** Start Given material **
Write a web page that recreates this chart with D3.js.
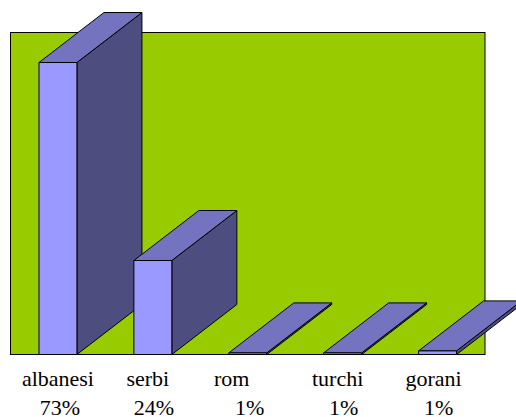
<!DOCTYPE html>
<html>
<head>
<meta charset="utf-8">
<script src="https://cdn.jsdelivr.net/npm/d3@7"></script>
<style>
  html, body { margin: 0; padding: 0; background: #fff; overflow: hidden; }
  svg { display: block; }
  text { font-family: "Liberation Serif", serif; font-size: 22px; fill: #000; }
</style>
</head>
<body>
<script>
var categories = ['albanesi', 'serbi', 'rom', 'turchi', 'gorani'];
var percentLabels = ['73%', '24%', '1%', '1%', '1%'];
// bar heights as drawn, these differ a little from the printed labels
var barValues = [73, 23.5, 0.4, 0.4, 0.9];

var width = 516;
var height = 417;

var svg = d3.select('body')
  .append('svg')
  .attr('width', width)
  .attr('height', height);

var x = d3.scaleBand()
  .domain(categories)
  .range([10.5, 485])
  .paddingInner(0.6)
  .paddingOuter(0.3);

var y = d3.scaleLinear()
  .domain([0, 80.5])
  .range([354.5, 32.5]);

//depth of the fake 3d
var dx = 65;
var dy = -50;

svg.append('rect')
  .attr('x', x.range()[0])
  .attr('y', y.range()[1])
  .attr('width', x.range()[1] - x.range()[0])
  .attr('height', y.range()[0] - y.range()[1])
  .attr('fill', '#99cc00')
  .attr('stroke', '#000')
  .attr('stroke-width', 1);

var bars = svg.selectAll('.bar')
  .data(categories)
  .enter()
  .append('g')
  .attr('class', 'bar')
  .attr('stroke', '#000')
  .attr('stroke-width', 1)
  .attr('stroke-linejoin', 'round');

function barLeft(d) { return x(d); }
function barRight(d) { return x(d) + x.bandwidth(); }
function barTop(d, i) { return y(barValues[i]); }

//right side
bars.append('path')
  .attr('fill', '#4d4d80')
  .attr('d', function(d, i) {
    return d3.line()([
      [barRight(d), barTop(d, i)],
      [barRight(d) + dx, barTop(d, i) + dy],
      [barRight(d) + dx, y(0) + dy],
      [barRight(d), y(0)]
    ]) + 'Z';
  });

//top
bars.append('path')
  .attr('fill', '#7373bf')
  .attr('d', function(d, i) {
    return d3.line()([
      [barLeft(d), barTop(d, i)],
      [barLeft(d) + dx, barTop(d, i) + dy],
      [barRight(d) + dx, barTop(d, i) + dy],
      [barRight(d), barTop(d, i)]
    ]) + 'Z';
  });

//front
bars.append('rect')
  .attr('fill', '#9999ff')
  .attr('x', barLeft)
  .attr('y', barTop)
  .attr('width', x.bandwidth())
  .attr('height', function(d, i) { return y(0) - barTop(d, i); });

//labels do not sit exactly under the bars in the original
var nameShift = [0, -5, -16, -5, -4];
var pctShift = [2, 1, 2, 1, 1];

svg.selectAll('.name')
  .data(categories)
  .enter()
  .append('text')
  .attr('class', 'name')
  .attr('text-anchor', 'middle')
  .attr('x', function(d, i) { return x(d) + x.bandwidth() / 2 + nameShift[i]; })
  .attr('y', 386)
  .text(function(d) { return d; });

svg.selectAll('.pct')
  .data(percentLabels)
  .enter()
  .append('text')
  .attr('class', 'pct')
  .attr('text-anchor', 'middle')
  .attr('x', function(d, i) { return x(categories[i]) + x.bandwidth() / 2 + pctShift[i]; })
  .attr('y', 415)
  .text(function(d) { return d; });
</script>
</body>
</html>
** End Given material **
:: Work to be completed ::
Leave out all pictures, then copy the remaining material exactly.

:: Result ::
Write a web page that recreates this chart with D3.js.
<!DOCTYPE html>
<html>
<head>
<meta charset="utf-8">
<script src="https://cdn.jsdelivr.net/npm/d3@7"></script>
<style>
  html, body { margin: 0; padding: 0; background: #fff; overflow: hidden; }
  svg { display: block; }
  text { font-family: "Liberation Serif", serif; font-size: 22px; fill: #000; }
</style>
</head>
<body>
<script>
var categories = ['albanesi', 'serbi', 'rom', 'turchi', 'gorani'];
var percentLabels = ['73%', '24%', '1%', '1%', '1%'];
// bar heights as drawn, these differ a little from the printed labels
var barValues = [73, 23.5, 0.4, 0.4, 0.9];

var width = 516;
var height = 417;

var svg = d3.select('body')
  .append('svg')
  .attr('width', width)
  .attr('height', height);

var x = d3.scaleBand()
  .domain(categories)
  .range([10.5, 485])
  .paddingInner(0.6)
  .paddingOuter(0.3);

var y = d3.scaleLinear()
  .domain([0, 80.5])
  .range([354.5, 32.5]);

//depth of the fake 3d
var dx = 65;
var dy = -50;

svg.append('rect')
  .attr('x', x.range()[0])
  .attr('y', y.range()[1])
  .attr('width', x.range()[1] - x.range()[0])
  .attr('height', y.range()[0] - y.range()[1])
  .attr('fill', '#99cc00')
  .attr('stroke', '#000')
  .attr('stroke-width', 1);

var bars = svg.selectAll('.bar')
  .data(categories)
  .enter()
  .append('g')
  .attr('class', 'bar')
  .attr('stroke', '#000')
  .attr('stroke-width', 1)
  .attr('stroke-linejoin', 'round');

function barLeft(d) { return x(d); }
function barRight(d) { return x(d) + x.bandwidth(); }
function barTop(d, i) { return y(barValues[i]); }

//right side
bars.append('path')
  .attr('fill', '#4d4d80')
  .attr('d', function(d, i) {
    return d3.line()([
      [barRight(d), barTop(d, i)],
      [barRight(d) + dx, barTop(d, i) + dy],
      [barRight(d) + dx, y(0) + dy],
      [barRight(d), y(0)]
    ]) + 'Z';
  });

//top
bars.append('path')
  .attr('fill', '#7373bf')
  .attr('d', function(d, i) {
    return d3.line()([
      [barLeft(d), barTop(d, i)],
      [barLeft(d) + dx, barTop(d, i) + dy],
      [barRight(d) + dx, barTop(d, i) + dy],
      [barRight(d), barTop(d, i)]
    ]) + 'Z';
  });

//front
bars.append('rect')
  .attr('fill', '#9999ff')
  .attr('x', barLeft)
  .attr('y', barTop)
  .attr('width', x.bandwidth())
  .attr('height', function(d, i) { return y(0) - barTop(d, i); });

//labels do not sit exactly under the bars in the original
var nameShift = [0, -5, -16, -5, -4];
var pctShift = [2, 1, 2, 1, 1];

svg.selectAll('.name')
  .data(categories)
  .enter()
  .append('text')
  .attr('class', 'name')
  .attr('text-anchor', 'middle')
  .attr('x', function(d, i) { return x(d) + x.bandwidth() / 2 + nameShift[i]; })
  .attr('y', 386)
  .text(function(d) { return d; });

svg.selectAll('.pct')
  .data(percentLabels)
  .enter()
  .append('text')
  .attr('class', 'pct')
  .attr('text-anchor', 'middle')
  .attr('x', function(d, i) { return x(categories[i]) + x.bandwidth() / 2 + pctShift[i]; })
  .attr('y', 415)
  .text(function(d) { return d; });
</script>
</body>
</html>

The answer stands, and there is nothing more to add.